EDITORIAL: By saying something when you see something you help domestic violence victims
You can’t ignore the senseless heartbreak the Kirkersville tragedy brought upon that community. Even if you don’t live there, you can see the pain in the faces and voices of the people.
Collectively we mourn the tragic loss of a police chief who will not experience the birth of his seventh child; for a nurse’s aide who was celebrated for her kindness and generosity; and for the nurse whose smile could light up a room but whose troubled relationship with the killer ended in the tragedy she too often predicted in police reports.
The investigations into how this was allowed to happen have begun. And while those are absolutely appropriate and changes must be made to better protect victims from violence, we have a simpler plea.
If you see something say something. Or looked at in the reverse, secrets keep us sick.
Domestic violence is an ugly crime, and it is on all of us to be aware of its signs and to be unafraid to speak up. Victims should be encouraged to go to the police, press charges and seek shelter and protection, but they can’t be expected to do this alone.
How many of us have ever faced a situation where we literally fear for our life? This is the situation victims of domestic violence face: going to police could trigger a murderous rage but not going to police will only allow the abuse to continue and get worse.
So it is understandable that with the trauma the victims suffer, they may plea for leniency for their attacker out of fear for their lives or that of a loved one.
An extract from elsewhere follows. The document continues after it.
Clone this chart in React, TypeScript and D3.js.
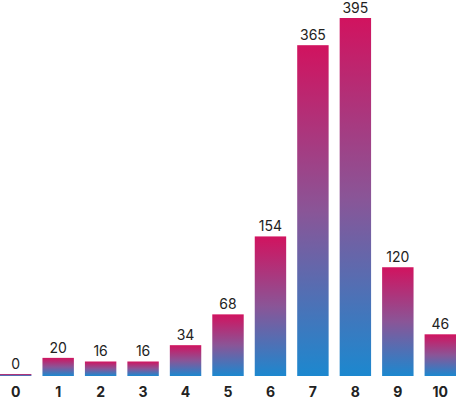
import React, { useEffect, useRef } from "react";
import * as d3 from "d3";

const categories = ["0", "1", "2", "3", "4", "5", "6", "7", "8", "9", "10"];
const counts = [0, 20, 16, 16, 34, 68, 154, 365, 395, 120, 46];

const width = 456;
const height = 399;

export default function App() {
  const svgRef = useRef<SVGSVGElement | null>(null);

  useEffect(() => {
    if (!svgRef.current) return;
    const svg = d3.select(svgRef.current);
    svg.selectAll("*").remove();

    const baseline = 376;
    const x = d3.scaleBand<string>()
      .domain(categories)
      .range([0, width])
      .paddingInner(0.26)
      .paddingOuter(0);
    const y = d3.scaleLinear()
      .domain([0, 395])
      .range([baseline, 18]);

    // one gradient, stretched over each bar's own box
    const grad = svg.append("defs")
      .append("linearGradient")
      .attr("id", "bar-grad")
      .attr("x1", "0%").attr("y1", "0%")
      .attr("x2", "0%").attr("y2", "100%");
    grad.append("stop").attr("offset", "0%").attr("stop-color", "#d1135f");
    grad.append("stop").attr("offset", "50%").attr("stop-color", "#8a5597");
    grad.append("stop").attr("offset", "100%").attr("stop-color", "#1c88cf");

    const data = categories.map((c, i) => ({ c, v: counts[i] }));

    svg.selectAll(".bar")
      .data(data)
      .enter()
      .append("rect")
      .attr("class", "bar")
      .attr("x", d => x(d.c)!)
      .attr("width", x.bandwidth())
      .attr("y", d => Math.min(y(d.v), baseline - 2))
      .attr("height", d => Math.max(baseline - y(d.v), 2))
      .style("fill", "url(#bar-grad)");

    // value labels
    svg.selectAll(".value")
      .data(data)
      .enter()
      .append("text")
      .attr("class", "value")
      .attr("x", d => x(d.c)! + x.bandwidth() / 2)
      .attr("y", d => Math.min(y(d.v), baseline - 2) - 5)
      .attr("text-anchor", "middle")
      .attr("font-family", "Inter, sans-serif")
      .attr("font-size", "14px")
      .attr("fill", "#222")
      .text(d => d.v);

    // category labels
    svg.selectAll(".tick-label")
      .data(categories)
      .enter()
      .append("text")
      .attr("class", "tick-label")
      .attr("x", d => x(d)! + x.bandwidth() / 2)
      .attr("y", 397)
      .attr("text-anchor", "middle")
      .attr("font-family", "Inter, sans-serif")
      .attr("font-size", "14px")
      .attr("font-weight", "bold")
      .attr("fill", "#222")
      .text(d => d);
  }, []);

  return (
    <svg
      ref={svgRef}
      width={width}
      height={height}
      style={{ position: "absolute", left: 0, top: 0, background: "#fff" }}
    />
  );
}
That is why it is on us to be their champions.
Police, judges and other in law enforcement must know why a victim may be trying to dismiss charges against their attackers and work to build a case regardless. Lawmakers must close the loophole that let a man convicted of three domestic violence charges in one day face only misdemeanors.
And most importantly, we as everyday residents must speak up. Report domestic abuse to police, convince a victim to seek help and critically be with them. Go to the police department with them, take them to a shelter.
In Fairfield County, The Lighthouse offers free, confidential housing and other resources to victims. To get help, call 740-687-4423.
Professionals encourage people who may feel squeamish to simply say, “I’m worried about your safety,” as a way to begin the dialogue.
And equally as important, keep the lines of communication open even if the victim acts in ways you may not approve. People suffering in abusive relationships need us to not give up hope but to keep engaged and offer support.
You don’t need to be an expert to help, but you do need to care.